Your task -
Only the lines from the one containing "Write a Python" through the one containing "from matplotlib.ticker import" should be output, both ends included and exactly as they appear, minus any pictures.

## start

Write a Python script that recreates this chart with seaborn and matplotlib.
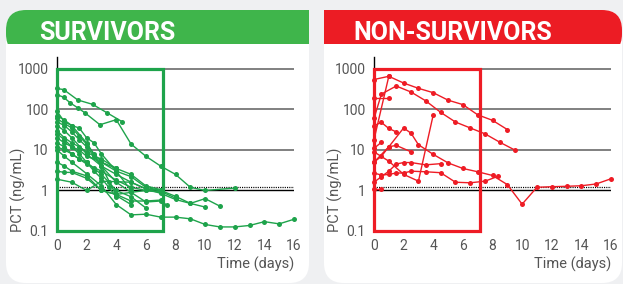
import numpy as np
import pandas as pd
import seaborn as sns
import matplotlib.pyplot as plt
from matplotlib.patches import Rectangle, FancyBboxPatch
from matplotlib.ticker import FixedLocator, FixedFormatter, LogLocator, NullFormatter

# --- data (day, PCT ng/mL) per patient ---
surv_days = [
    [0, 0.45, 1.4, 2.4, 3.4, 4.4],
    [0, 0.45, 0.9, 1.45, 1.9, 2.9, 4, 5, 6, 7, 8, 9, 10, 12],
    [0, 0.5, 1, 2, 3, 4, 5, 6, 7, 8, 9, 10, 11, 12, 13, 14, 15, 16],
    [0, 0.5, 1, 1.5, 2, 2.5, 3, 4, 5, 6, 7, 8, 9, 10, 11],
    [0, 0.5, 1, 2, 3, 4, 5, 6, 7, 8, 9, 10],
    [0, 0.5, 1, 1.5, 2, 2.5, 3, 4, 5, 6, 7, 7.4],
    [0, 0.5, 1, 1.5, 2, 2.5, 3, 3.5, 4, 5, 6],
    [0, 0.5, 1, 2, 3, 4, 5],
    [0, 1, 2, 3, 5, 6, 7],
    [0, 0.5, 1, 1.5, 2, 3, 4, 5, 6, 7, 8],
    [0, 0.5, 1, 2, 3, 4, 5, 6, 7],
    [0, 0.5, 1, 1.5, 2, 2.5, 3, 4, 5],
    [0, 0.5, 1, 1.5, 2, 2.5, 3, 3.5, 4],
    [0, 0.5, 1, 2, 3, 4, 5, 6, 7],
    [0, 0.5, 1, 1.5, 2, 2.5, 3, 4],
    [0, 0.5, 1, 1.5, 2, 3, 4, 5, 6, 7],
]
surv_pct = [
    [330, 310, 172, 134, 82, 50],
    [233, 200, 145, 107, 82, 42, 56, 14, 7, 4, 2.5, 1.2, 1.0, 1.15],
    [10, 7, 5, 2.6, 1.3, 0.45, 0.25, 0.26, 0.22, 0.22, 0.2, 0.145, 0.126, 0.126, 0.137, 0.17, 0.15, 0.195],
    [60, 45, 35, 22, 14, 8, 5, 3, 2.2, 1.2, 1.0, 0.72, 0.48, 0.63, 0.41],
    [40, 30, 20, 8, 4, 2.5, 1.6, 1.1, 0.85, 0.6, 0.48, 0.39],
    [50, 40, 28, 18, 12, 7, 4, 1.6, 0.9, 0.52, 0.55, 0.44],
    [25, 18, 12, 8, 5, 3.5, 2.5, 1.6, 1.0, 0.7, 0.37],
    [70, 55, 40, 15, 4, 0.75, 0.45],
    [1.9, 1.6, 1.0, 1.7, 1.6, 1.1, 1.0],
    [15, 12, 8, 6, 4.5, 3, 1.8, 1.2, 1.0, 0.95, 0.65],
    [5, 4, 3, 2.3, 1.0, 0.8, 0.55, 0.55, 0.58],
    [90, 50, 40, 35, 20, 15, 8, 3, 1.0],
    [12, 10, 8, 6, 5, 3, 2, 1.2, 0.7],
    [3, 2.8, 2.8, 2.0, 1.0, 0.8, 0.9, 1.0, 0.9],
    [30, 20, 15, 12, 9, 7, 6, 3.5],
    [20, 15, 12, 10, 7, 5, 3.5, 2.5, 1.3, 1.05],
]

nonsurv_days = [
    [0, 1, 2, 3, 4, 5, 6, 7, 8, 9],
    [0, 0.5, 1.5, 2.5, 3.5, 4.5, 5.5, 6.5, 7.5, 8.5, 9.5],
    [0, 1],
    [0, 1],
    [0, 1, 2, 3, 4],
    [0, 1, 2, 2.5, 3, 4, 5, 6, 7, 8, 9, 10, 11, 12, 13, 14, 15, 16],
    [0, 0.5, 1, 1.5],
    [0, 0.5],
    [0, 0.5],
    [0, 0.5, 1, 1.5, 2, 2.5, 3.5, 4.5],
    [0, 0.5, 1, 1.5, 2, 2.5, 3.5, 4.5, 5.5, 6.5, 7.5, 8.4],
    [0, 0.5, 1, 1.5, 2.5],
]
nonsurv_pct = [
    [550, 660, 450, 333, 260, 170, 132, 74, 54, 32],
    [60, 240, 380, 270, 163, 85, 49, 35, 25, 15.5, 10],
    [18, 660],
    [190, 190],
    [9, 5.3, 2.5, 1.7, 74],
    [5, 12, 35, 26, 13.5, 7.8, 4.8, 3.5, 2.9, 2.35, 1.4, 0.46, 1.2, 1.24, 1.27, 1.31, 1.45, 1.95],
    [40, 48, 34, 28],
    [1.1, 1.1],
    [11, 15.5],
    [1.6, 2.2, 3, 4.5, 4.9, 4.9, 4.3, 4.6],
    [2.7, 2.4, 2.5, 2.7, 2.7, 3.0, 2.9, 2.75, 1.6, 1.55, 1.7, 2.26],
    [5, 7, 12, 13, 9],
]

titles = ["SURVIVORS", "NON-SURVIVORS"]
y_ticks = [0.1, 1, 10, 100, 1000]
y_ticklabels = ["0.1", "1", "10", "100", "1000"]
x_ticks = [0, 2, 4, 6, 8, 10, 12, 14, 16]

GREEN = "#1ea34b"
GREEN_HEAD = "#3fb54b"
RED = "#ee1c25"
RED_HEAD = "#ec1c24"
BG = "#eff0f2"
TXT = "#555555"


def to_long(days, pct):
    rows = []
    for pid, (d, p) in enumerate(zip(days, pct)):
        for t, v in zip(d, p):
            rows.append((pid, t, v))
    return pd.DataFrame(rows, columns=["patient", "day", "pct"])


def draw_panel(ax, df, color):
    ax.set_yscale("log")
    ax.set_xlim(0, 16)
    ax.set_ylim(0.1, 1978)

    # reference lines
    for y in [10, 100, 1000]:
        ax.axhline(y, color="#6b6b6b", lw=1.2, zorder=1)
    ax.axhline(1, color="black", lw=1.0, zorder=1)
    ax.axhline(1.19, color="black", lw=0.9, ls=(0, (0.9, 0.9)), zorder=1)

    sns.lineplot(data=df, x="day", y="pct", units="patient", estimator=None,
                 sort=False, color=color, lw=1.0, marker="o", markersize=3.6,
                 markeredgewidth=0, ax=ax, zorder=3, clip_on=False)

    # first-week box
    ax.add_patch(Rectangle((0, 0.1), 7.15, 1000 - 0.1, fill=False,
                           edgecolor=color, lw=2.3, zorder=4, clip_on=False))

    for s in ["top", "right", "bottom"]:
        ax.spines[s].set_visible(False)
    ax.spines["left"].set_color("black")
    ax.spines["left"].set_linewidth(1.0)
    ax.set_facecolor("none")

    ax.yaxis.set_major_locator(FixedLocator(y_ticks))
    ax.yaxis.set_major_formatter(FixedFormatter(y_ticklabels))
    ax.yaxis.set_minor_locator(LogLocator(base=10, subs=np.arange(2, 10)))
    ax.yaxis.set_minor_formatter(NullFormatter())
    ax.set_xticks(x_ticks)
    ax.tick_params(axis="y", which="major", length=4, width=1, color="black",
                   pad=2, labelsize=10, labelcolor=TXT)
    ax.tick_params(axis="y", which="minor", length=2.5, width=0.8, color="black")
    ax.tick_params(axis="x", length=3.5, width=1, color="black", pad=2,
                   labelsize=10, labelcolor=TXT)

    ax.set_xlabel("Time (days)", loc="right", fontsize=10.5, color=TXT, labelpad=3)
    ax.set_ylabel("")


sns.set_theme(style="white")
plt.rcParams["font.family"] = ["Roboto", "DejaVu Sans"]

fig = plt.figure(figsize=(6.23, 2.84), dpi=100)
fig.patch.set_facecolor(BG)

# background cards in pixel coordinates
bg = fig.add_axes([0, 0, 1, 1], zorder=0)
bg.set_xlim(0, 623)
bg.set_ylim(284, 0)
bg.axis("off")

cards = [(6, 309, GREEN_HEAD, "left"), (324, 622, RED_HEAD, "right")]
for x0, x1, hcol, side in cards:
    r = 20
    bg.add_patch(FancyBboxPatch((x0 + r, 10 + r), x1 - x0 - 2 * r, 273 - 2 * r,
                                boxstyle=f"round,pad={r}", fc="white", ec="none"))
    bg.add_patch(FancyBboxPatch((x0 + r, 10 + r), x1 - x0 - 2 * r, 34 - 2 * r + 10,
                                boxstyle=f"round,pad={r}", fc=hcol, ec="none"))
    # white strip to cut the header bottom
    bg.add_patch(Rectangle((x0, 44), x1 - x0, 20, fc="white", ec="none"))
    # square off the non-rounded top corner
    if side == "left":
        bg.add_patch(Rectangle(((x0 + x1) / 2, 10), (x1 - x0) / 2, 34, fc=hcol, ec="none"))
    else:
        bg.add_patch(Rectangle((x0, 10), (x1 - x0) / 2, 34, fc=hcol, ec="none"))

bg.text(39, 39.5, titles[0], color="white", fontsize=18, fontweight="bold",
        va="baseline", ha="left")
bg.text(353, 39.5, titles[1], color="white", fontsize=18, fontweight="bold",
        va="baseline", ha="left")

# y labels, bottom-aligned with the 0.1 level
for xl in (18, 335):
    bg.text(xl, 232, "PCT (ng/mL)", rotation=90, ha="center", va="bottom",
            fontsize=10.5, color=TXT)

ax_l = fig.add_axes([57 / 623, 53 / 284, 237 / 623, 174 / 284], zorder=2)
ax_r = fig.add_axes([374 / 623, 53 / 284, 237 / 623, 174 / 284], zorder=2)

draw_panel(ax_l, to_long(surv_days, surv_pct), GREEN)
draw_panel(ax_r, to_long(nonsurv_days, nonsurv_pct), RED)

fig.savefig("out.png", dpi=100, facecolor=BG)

## end
## start

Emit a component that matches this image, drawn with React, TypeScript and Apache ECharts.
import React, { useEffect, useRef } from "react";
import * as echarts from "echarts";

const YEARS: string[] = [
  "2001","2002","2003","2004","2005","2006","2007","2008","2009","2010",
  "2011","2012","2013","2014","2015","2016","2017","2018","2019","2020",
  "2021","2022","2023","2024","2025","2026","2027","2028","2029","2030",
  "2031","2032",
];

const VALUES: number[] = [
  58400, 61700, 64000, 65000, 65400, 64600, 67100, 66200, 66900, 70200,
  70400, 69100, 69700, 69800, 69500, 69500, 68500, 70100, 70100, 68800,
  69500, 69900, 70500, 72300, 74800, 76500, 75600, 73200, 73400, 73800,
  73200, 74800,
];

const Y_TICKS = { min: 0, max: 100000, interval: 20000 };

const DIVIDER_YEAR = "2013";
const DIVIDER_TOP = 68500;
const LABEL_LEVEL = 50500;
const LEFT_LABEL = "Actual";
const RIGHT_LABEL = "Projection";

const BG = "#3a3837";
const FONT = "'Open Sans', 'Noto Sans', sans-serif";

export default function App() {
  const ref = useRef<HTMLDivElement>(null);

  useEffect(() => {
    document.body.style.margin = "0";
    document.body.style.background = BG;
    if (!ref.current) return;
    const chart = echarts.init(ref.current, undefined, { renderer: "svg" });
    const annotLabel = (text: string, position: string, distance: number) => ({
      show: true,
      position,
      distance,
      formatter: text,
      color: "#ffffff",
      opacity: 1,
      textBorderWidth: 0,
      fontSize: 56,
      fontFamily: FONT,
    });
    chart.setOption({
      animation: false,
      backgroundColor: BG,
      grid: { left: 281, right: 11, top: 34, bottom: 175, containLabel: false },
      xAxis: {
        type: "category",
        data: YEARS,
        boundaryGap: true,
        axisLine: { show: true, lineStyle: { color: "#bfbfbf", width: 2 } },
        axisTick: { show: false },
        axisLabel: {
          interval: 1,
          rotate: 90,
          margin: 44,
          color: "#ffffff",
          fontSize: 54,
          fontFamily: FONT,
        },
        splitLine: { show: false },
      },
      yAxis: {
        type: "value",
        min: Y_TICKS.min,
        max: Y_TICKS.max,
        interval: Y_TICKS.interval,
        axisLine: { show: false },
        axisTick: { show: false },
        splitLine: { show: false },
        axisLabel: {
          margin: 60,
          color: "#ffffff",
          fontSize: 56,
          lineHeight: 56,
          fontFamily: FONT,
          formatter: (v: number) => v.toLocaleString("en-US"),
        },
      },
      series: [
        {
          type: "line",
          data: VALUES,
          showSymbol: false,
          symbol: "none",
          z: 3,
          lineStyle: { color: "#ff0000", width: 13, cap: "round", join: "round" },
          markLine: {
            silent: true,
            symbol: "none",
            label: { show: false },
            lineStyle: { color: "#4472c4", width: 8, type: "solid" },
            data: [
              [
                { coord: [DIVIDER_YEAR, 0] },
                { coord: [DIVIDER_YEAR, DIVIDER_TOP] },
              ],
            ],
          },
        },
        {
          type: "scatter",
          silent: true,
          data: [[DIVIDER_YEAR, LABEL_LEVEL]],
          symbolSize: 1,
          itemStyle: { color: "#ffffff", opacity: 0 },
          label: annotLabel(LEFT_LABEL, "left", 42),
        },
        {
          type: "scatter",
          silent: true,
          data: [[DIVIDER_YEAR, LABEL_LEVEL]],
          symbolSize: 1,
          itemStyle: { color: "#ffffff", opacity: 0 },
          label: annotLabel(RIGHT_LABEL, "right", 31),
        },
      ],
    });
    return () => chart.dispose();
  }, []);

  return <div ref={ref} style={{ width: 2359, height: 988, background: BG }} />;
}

## end
## start

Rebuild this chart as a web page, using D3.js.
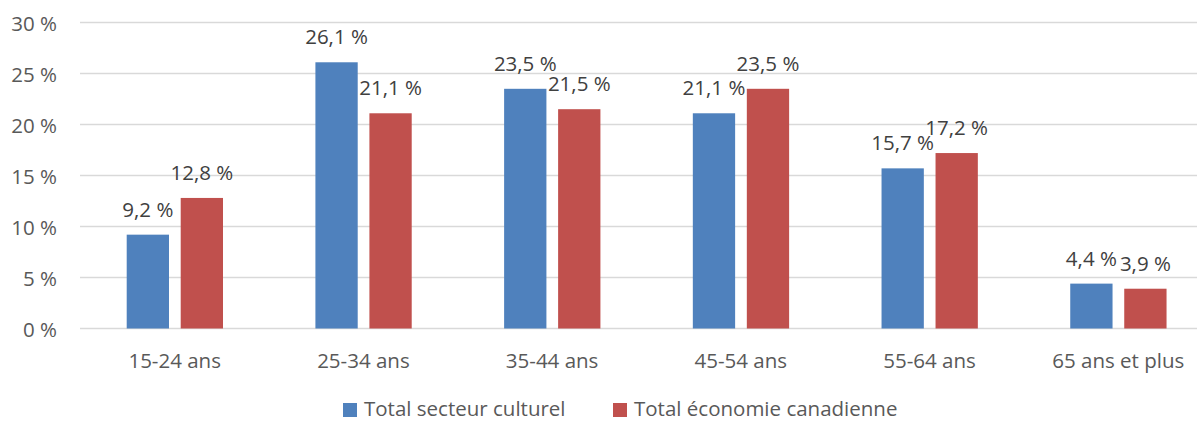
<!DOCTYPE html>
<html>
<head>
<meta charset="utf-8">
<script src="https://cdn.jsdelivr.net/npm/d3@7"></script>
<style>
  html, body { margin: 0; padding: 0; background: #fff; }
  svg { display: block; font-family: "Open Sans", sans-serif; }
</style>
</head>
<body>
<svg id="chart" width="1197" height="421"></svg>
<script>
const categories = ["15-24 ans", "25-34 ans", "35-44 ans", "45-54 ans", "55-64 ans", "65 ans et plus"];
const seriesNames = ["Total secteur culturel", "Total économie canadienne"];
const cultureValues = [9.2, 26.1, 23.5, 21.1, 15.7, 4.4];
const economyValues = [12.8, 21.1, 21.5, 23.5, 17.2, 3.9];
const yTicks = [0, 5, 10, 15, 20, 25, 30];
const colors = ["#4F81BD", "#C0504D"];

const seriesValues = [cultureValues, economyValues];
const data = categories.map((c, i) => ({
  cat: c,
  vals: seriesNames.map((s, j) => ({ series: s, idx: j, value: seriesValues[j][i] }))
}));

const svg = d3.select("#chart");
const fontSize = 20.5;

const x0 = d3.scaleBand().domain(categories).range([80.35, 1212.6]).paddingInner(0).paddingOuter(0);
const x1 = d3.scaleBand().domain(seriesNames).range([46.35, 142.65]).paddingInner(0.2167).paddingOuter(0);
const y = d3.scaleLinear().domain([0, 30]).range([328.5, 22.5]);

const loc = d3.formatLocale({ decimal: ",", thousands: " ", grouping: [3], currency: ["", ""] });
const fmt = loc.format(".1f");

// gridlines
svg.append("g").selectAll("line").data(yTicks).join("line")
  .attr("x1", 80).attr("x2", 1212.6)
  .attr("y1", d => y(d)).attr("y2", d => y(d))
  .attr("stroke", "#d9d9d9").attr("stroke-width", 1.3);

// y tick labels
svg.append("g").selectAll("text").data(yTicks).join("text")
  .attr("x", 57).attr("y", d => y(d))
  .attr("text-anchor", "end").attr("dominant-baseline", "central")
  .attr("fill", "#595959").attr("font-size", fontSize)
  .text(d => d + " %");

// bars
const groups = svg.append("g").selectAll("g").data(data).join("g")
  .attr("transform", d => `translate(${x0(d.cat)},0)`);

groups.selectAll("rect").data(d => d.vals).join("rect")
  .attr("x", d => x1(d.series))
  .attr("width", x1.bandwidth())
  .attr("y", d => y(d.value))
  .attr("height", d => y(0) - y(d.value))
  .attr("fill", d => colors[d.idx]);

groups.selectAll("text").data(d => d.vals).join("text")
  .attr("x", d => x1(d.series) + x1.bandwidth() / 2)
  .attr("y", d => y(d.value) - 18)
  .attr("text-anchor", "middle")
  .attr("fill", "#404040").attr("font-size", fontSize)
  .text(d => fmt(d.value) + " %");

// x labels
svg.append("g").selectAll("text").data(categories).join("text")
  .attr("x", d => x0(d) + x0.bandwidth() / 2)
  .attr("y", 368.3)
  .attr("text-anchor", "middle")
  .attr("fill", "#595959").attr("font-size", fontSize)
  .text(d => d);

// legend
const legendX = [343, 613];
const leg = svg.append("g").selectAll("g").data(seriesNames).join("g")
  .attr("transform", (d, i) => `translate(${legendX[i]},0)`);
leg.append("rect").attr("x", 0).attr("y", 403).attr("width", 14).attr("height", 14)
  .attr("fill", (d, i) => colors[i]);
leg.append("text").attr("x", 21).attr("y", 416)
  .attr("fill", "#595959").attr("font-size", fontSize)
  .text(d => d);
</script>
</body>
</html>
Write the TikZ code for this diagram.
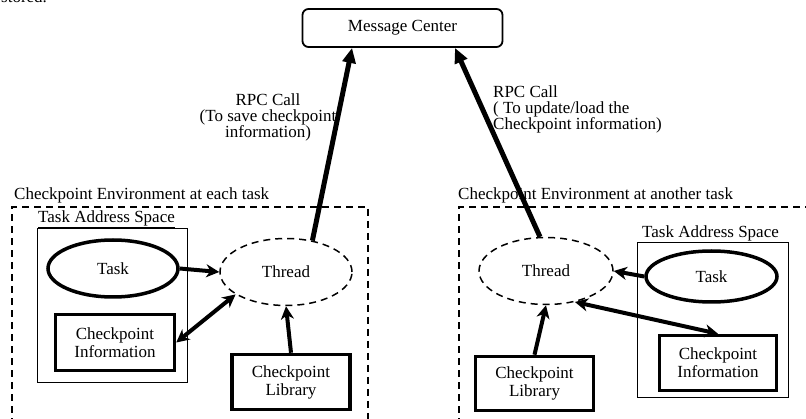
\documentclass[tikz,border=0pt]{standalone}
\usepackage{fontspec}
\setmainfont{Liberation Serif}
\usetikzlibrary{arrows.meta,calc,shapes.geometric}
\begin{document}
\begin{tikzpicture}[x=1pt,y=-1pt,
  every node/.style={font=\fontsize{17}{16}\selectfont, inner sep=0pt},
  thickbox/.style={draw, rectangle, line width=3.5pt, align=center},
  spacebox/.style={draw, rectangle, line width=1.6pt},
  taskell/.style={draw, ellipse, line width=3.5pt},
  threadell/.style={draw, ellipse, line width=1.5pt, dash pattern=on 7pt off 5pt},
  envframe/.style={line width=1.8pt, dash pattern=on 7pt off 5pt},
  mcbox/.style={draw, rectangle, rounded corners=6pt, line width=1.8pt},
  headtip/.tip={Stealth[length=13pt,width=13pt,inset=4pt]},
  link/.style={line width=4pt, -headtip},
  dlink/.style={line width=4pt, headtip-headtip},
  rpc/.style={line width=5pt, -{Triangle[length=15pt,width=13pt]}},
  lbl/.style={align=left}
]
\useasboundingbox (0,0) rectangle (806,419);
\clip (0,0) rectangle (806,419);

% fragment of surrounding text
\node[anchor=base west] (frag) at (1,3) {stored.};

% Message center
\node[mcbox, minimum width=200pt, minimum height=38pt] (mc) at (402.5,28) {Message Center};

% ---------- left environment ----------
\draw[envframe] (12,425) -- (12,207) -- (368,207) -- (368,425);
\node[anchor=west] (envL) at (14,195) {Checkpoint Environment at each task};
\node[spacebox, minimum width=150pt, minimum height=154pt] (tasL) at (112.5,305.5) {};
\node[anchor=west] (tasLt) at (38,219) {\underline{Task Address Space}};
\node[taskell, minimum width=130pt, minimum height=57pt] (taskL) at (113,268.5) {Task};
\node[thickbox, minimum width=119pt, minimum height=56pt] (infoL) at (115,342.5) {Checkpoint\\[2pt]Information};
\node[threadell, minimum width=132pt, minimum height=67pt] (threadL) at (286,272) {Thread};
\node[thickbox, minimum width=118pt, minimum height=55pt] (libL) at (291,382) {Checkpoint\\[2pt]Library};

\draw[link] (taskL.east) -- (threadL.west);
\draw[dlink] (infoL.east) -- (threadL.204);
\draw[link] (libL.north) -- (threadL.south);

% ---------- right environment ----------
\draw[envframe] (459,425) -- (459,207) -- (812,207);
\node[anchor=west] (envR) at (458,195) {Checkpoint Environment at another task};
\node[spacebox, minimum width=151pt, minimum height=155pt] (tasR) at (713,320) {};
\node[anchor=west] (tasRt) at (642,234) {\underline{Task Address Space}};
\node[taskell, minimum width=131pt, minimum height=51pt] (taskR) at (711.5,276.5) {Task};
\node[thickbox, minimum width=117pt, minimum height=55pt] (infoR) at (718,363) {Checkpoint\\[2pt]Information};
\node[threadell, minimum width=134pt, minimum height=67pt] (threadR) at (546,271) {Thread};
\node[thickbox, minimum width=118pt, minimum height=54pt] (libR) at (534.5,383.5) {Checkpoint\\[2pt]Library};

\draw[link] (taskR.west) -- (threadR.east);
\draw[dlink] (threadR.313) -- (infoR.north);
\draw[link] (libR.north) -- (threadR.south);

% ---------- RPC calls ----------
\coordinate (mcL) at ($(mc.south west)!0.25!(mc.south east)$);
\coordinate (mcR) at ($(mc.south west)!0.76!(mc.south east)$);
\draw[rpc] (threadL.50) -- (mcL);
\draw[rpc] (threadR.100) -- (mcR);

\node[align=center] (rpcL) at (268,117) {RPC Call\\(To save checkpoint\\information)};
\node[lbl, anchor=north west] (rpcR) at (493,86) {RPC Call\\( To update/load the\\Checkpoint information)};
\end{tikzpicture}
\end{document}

## end

Answer in full -
Write a Python script that recreates this chart with seaborn and matplotlib.
import numpy as np
import pandas as pd
import seaborn as sns
import matplotlib.pyplot as plt
from matplotlib.patches import Rectangle, FancyBboxPatch
from matplotlib.ticker import FixedLocator, FixedFormatter, LogLocator, NullFormatter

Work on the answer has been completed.